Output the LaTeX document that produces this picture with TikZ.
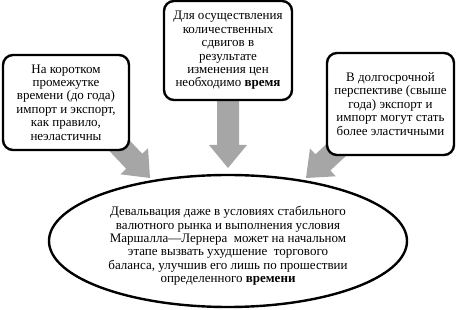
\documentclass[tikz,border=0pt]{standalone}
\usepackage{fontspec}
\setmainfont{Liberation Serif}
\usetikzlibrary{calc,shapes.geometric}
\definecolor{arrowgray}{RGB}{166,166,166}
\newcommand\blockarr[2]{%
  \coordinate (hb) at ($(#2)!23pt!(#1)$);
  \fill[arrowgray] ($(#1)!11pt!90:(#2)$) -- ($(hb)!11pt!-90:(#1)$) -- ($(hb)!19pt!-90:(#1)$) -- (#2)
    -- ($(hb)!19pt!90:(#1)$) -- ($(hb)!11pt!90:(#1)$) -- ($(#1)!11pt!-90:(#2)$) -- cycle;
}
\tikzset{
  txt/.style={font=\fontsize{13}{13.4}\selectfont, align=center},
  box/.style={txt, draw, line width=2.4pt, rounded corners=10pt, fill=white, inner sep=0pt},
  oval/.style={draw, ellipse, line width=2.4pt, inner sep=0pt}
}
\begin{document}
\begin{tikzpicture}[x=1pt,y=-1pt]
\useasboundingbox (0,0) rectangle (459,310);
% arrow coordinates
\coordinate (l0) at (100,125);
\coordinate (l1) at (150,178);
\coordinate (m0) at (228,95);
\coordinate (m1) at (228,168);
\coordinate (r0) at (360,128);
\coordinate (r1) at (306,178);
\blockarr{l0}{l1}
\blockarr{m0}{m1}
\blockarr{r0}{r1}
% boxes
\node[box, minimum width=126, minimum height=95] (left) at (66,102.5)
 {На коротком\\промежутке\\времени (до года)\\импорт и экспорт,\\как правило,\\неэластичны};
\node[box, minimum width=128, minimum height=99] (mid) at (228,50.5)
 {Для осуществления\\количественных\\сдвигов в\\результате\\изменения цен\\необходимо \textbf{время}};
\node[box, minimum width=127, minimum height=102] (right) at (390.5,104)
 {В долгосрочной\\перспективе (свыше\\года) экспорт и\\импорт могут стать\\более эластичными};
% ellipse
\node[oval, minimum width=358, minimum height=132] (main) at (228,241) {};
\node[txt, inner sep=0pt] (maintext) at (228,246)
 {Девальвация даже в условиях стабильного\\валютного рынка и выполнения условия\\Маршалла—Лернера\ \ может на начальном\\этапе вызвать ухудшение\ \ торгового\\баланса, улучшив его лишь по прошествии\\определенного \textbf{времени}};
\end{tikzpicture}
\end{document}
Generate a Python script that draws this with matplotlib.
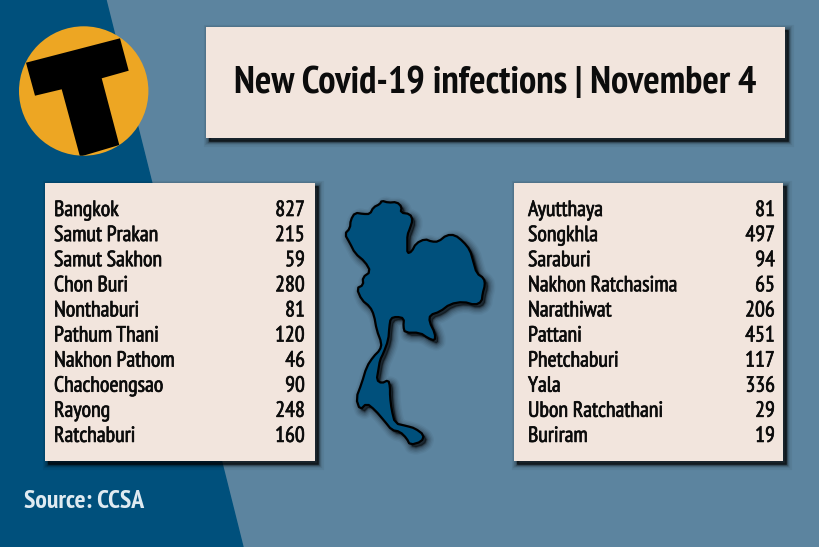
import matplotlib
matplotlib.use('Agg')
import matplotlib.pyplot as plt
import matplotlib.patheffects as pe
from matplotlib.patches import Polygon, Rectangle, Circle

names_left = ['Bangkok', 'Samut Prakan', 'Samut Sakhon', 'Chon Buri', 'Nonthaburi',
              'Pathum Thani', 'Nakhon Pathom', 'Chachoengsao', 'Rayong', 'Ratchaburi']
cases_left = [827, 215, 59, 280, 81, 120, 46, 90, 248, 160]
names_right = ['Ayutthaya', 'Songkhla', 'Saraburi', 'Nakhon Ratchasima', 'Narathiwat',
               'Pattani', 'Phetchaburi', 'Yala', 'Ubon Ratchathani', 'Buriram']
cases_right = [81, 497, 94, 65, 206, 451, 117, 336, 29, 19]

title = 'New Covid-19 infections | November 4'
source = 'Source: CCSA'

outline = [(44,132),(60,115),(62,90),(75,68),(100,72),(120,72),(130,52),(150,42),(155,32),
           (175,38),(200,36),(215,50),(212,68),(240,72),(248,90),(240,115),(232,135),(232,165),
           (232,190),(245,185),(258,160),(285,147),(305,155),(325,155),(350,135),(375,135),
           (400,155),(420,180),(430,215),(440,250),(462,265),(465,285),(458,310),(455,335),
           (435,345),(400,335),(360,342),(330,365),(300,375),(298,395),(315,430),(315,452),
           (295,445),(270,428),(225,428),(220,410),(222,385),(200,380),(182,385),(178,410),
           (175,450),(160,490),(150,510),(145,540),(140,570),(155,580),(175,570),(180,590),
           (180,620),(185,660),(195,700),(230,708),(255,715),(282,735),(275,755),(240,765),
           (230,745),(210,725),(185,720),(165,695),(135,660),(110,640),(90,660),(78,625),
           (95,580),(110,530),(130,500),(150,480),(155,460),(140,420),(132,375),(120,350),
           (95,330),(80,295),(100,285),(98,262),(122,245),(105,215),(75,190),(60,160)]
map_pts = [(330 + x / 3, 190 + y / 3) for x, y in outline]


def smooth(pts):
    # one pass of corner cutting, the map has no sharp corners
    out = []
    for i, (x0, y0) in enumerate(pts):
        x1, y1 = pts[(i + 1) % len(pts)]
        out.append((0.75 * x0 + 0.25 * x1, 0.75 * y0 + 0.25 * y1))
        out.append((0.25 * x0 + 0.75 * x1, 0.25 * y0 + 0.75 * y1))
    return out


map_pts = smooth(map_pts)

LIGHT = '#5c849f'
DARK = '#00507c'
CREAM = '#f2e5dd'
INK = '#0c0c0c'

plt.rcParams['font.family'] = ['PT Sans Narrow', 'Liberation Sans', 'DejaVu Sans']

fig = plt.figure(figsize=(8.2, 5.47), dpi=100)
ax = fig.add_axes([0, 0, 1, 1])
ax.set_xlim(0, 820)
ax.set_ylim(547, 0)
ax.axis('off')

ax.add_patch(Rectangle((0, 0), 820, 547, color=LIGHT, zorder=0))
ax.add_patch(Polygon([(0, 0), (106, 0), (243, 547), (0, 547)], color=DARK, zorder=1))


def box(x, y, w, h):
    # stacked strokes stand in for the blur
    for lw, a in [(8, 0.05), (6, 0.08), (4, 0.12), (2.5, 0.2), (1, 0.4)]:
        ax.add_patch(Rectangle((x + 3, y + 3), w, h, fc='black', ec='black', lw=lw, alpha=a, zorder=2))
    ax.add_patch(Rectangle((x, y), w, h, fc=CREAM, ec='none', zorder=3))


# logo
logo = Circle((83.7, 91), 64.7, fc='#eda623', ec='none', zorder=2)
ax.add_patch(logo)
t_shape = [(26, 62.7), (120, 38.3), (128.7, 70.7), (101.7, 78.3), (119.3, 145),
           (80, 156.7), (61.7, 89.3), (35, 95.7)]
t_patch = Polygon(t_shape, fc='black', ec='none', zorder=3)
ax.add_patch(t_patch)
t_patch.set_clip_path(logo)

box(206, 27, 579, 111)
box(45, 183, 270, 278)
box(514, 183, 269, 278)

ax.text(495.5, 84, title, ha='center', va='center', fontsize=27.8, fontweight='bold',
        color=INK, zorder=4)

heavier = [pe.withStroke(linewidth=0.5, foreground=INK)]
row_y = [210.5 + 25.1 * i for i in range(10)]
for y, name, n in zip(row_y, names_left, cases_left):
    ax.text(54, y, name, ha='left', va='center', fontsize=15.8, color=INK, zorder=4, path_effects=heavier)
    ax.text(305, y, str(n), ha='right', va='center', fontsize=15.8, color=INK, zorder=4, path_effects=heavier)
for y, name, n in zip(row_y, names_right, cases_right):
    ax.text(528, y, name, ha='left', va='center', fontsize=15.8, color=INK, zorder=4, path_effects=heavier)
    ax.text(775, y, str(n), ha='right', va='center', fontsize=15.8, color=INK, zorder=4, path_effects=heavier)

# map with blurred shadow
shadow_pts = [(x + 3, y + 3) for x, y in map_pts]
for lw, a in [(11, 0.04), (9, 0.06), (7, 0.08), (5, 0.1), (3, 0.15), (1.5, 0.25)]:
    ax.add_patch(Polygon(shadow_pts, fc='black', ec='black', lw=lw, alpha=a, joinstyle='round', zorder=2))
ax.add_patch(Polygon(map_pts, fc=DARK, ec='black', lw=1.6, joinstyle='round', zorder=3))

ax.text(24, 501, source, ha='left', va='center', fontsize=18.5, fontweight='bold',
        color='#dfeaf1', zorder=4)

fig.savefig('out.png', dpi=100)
**********
* [Task prompt]
Drop the images and output only the lines from the one that contains "Generate a Python" to the one that contains "source = 'Source: CCSA'", both included.

* [Response to this exercise]
Generate a Python script that draws this with matplotlib.
import matplotlib
matplotlib.use('Agg')
import matplotlib.pyplot as plt
import matplotlib.patheffects as pe
from matplotlib.patches import Polygon, Rectangle, Circle

names_left = ['Bangkok', 'Samut Prakan', 'Samut Sakhon', 'Chon Buri', 'Nonthaburi',
              'Pathum Thani', 'Nakhon Pathom', 'Chachoengsao', 'Rayong', 'Ratchaburi']
cases_left = [827, 215, 59, 280, 81, 120, 46, 90, 248, 160]
names_right = ['Ayutthaya', 'Songkhla', 'Saraburi', 'Nakhon Ratchasima', 'Narathiwat',
               'Pattani', 'Phetchaburi', 'Yala', 'Ubon Ratchathani', 'Buriram']
cases_right = [81, 497, 94, 65, 206, 451, 117, 336, 29, 19]

title = 'New Covid-19 infections | November 4'
source = 'Source: CCSA'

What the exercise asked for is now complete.